YOUR OBJECTIVE:
Starting at the first line of the listing below, repeat each line up to and including the one containing "const curves = [curve1, curve2, curve3, curve4, curve5];". Leave out pictures.

** Start of DATASET EXTRACT **

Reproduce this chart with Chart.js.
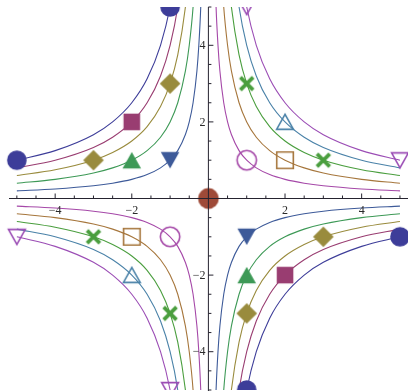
<!DOCTYPE html>
<html>
<head>
<meta charset="utf-8">
<script src="https://cdn.jsdelivr.net/npm/chart.js@4.4.0/dist/chart.umd.min.js"></script>
<style>
  html, body { margin: 0; padding: 0; background: #fff; }
  #chart { display: block; }
</style>
</head>
<body>
<canvas id="chart" width="408" height="391"></canvas>
<script>
// --- Data: curves x*y = c ---
const constants = [-5, -4, -3, -2, -1, 0, 1, 2, 3, 4, 5];

// x positions (right branch) and |y| of each curve |c| = 1..5
const gridX = [0.15, 0.2, 0.25, 0.3, 0.4, 0.5, 0.6, 0.8, 1, 1.25, 1.6, 2, 2.5, 3, 4, 5];
const curve1 = [6.67, 5, 4, 3.33, 2.5, 2, 1.67, 1.25, 1, 0.8, 0.625, 0.5, 0.4, 0.333, 0.25, 0.2];
const curve2 = [13.3, 10, 8, 6.67, 5, 4, 3.33, 2.5, 2, 1.6, 1.25, 1, 0.8, 0.667, 0.5, 0.4];
const curve3 = [20, 15, 12, 10, 7.5, 6, 5, 3.75, 3, 2.4, 1.875, 1.5, 1.2, 1, 0.75, 0.6];
const curve4 = [26.7, 20, 16, 13.3, 10, 8, 6.67, 5, 4, 3.2, 2.5, 2, 1.6, 1.333, 1, 0.8];
const curve5 = [33.3, 25, 20, 16.7, 12.5, 10, 8.33, 6.25, 5, 4, 3.125, 2.5, 2, 1.667, 1.25, 1];
const curves = [curve1, curve2, curve3, curve4, curve5];

// marked points of each series
const pointsNeg5 = [[-5, 1], [-1, 5], [5, -1], [1, -5]];
const pointsNeg4 = [[-2, 2], [2, -2]];
const pointsNeg3 = [[-3, 1], [-1, 3], [3, -1], [1, -3]];
const pointsNeg2 = [[-2, 1], [1, -2]];
const pointsNeg1 = [[-1, 1], [1, -1]];
const pointsZero = [[0, 0]];
const pointsPos1 = [[1, 1], [-1, -1]];
const pointsPos2 = [[2, 1], [-2, -1]];
const pointsPos3 = [[1, 3], [3, 1], [-1, -3], [-3, -1]];
const pointsPos4 = [[2, 2], [-2, -2]];
const pointsPos5 = [[5, 1], [1, 5], [-5, -1], [-1, -5]];
const markerPoints = [pointsNeg5, pointsNeg4, pointsNeg3, pointsNeg2, pointsNeg1, pointsZero,
                      pointsPos1, pointsPos2, pointsPos3, pointsPos4, pointsPos5];

const xTicks = [-4, -2, 2, 4];
const yTicks = [-4, -2, 2, 4];
const minorStep = 0.5;

// --- Estilo ---
const seriesColors = ['#3d3d99', '#993d71', '#998b3d', '#3d9956', '#3d5a99', '#9e4a38',
                      '#a548a8', '#a6763c', '#4a9e3e', '#4a82a8', '#9b4db5'];
const markerKinds = ['dot', 'square', 'diamond', 'up', 'down', 'bigdot',
                     'ring', 'box', 'cross', 'upOpen', 'downOpen'];

function makeMarker(kind, color) {
  const s = 28, m = s / 2;
  const cv = document.createElement('canvas');
  cv.width = cv.height = s;
  const g = cv.getContext('2d');
  g.fillStyle = color;
  g.strokeStyle = color;
  g.lineWidth = 1.6;
  g.beginPath();
  switch (kind) {
    case 'dot': g.arc(m, m, 9.8, 0, Math.PI * 2); g.fill(); break;
    case 'bigdot': g.arc(m, m, 10.4, 0, Math.PI * 2); g.fill(); break;
    case 'square': g.rect(m - 8.3, m - 8.3, 16.6, 16.6); g.fill(); break;
    case 'diamond':
      g.moveTo(m, m - 10.3); g.lineTo(m + 10.3, m); g.lineTo(m, m + 10.3); g.lineTo(m - 10.3, m);
      g.closePath(); g.fill(); break;
    case 'up':
      g.moveTo(m, m - 8.2); g.lineTo(m + 9.3, m + 8.2); g.lineTo(m - 9.3, m + 8.2);
      g.closePath(); g.fill(); break;
    case 'down':
      g.moveTo(m, m + 8.2); g.lineTo(m + 9.3, m - 8.2); g.lineTo(m - 9.3, m - 8.2);
      g.closePath(); g.fill(); break;
    case 'ring': g.arc(m, m, 9.7, 0, Math.PI * 2); g.stroke(); break;
    case 'box': g.rect(m - 8.3, m - 8.3, 16.6, 16.6); g.stroke(); break;
    case 'cross':
      g.lineWidth = 3.8;
      g.moveTo(m - 6.4, m - 6.4); g.lineTo(m + 6.4, m + 6.4);
      g.moveTo(m + 6.4, m - 6.4); g.lineTo(m - 6.4, m + 6.4);
      g.stroke(); break;
    case 'upOpen':
      g.moveTo(m, m - 7.6); g.lineTo(m + 8.4, m + 7.4); g.lineTo(m - 8.4, m + 7.4);
      g.closePath(); g.stroke(); break;
    case 'downOpen':
      g.moveTo(m, m + 7.6); g.lineTo(m + 8.4, m - 7.4); g.lineTo(m - 8.4, m - 7.4);
      g.closePath(); g.stroke(); break;
  }
  return cv;
}

// --- Datasets ---
const datasets = [];

// markers on top
constants.forEach((c, i) => {
  datasets.push({
    label: 'c = ' + c,
    data: markerPoints[i].map(p => ({ x: p[0], y: p[1] })),
    pointStyle: makeMarker(markerKinds[i], seriesColors[i]),
    pointRadius: 10,
    showLine: false,
    clip: 0,
    order: 0
  });
});

// curves: right branch from the table, left branch is its mirror through the origin
constants.forEach((c, i) => {
  if (c === 0) return;
  const mags = curves[Math.abs(c) - 1];
  const sign = Math.sign(c);
  const right = gridX.map((gx, j) => ({ x: gx, y: sign * mags[j] }));
  const left = right.map(p => ({ x: -p.x, y: -p.y })).reverse();
  [left, right].forEach(branch => {
    datasets.push({
      data: branch,
      showLine: true,
      pointRadius: 0,
      borderColor: seriesColors[i],
      borderWidth: 1.1,
      cubicInterpolationMode: 'monotone',
      clip: 0,
      order: 1
    });
  });
});

// --- Eixos no meio ---
const axesPlugin = {
  id: 'axesAtOrigin',
  afterDatasetsDraw(chart) {
    const { ctx, scales: { x, y } } = chart;
    const x0 = x.getPixelForValue(0);
    const y0 = y.getPixelForValue(0);
    ctx.save();
    ctx.strokeStyle = '#25232f';
    ctx.lineWidth = 1;
    ctx.beginPath();
    ctx.moveTo(9, y0); ctx.lineTo(chart.width, y0);
    ctx.moveTo(x0, chart.chartArea.top); ctx.lineTo(x0, chart.height);
    for (let v = -5; v <= 5; v += minorStep) {
      if (v === 0) continue;
      const px = x.getPixelForValue(v);
      ctx.moveTo(px, y0); ctx.lineTo(px, y0 - (xTicks.includes(v) ? 5 : 3));
      const py = y.getPixelForValue(v);
      ctx.moveTo(x0, py); ctx.lineTo(x0 + (yTicks.includes(v) ? 5 : 3), py);
    }
    ctx.stroke();

    ctx.fillStyle = '#2a2a2a';
    ctx.font = '12px "Liberation Serif"';
    ctx.textAlign = 'center';
    ctx.textBaseline = 'middle';
    xTicks.forEach(v => {
      ctx.fillText(String(v).replace('-', '\u2212'), x.getPixelForValue(v), y0 + 12);
    });
    ctx.textAlign = 'right';
    yTicks.forEach(v => {
      ctx.fillText(String(v).replace('-', '\u2212'), x0 - 3, y.getPixelForValue(v) + 0.5);
    });
    ctx.restore();
  }
};

new Chart(document.getElementById('chart'), {
  type: 'scatter',
  data: { datasets },
  options: {
    responsive: false,
    animation: false,
    events: [],
    layout: { autoPadding: false, padding: { top: 7, bottom: 1, left: 0, right: 0 } },
    plugins: { legend: { display: false }, tooltip: { enabled: false } },
    scales: {
      x: { type: 'linear', min: -5.44, max: 5.21, display: false },
      y: { type: 'linear', min: -5, max: 5, display: false }
    }
  },
  plugins: [axesPlugin]
});
</script>
</body>
</html>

** End of DATASET EXTRACT **

IN RESPONSE:
Reproduce this chart with Chart.js.
<!DOCTYPE html>
<html>
<head>
<meta charset="utf-8">
<script src="https://cdn.jsdelivr.net/npm/chart.js@4.4.0/dist/chart.umd.min.js"></script>
<style>
  html, body { margin: 0; padding: 0; background: #fff; }
  #chart { display: block; }
</style>
</head>
<body>
<canvas id="chart" width="408" height="391"></canvas>
<script>
// --- Data: curves x*y = c ---
const constants = [-5, -4, -3, -2, -1, 0, 1, 2, 3, 4, 5];

// x positions (right branch) and |y| of each curve |c| = 1..5
const gridX = [0.15, 0.2, 0.25, 0.3, 0.4, 0.5, 0.6, 0.8, 1, 1.25, 1.6, 2, 2.5, 3, 4, 5];
const curve1 = [6.67, 5, 4, 3.33, 2.5, 2, 1.67, 1.25, 1, 0.8, 0.625, 0.5, 0.4, 0.333, 0.25, 0.2];
const curve2 = [13.3, 10, 8, 6.67, 5, 4, 3.33, 2.5, 2, 1.6, 1.25, 1, 0.8, 0.667, 0.5, 0.4];
const curve3 = [20, 15, 12, 10, 7.5, 6, 5, 3.75, 3, 2.4, 1.875, 1.5, 1.2, 1, 0.75, 0.6];
const curve4 = [26.7, 20, 16, 13.3, 10, 8, 6.67, 5, 4, 3.2, 2.5, 2, 1.6, 1.333, 1, 0.8];
const curve5 = [33.3, 25, 20, 16.7, 12.5, 10, 8.33, 6.25, 5, 4, 3.125, 2.5, 2, 1.667, 1.25, 1];
const curves = [curve1, curve2, curve3, curve4, curve5];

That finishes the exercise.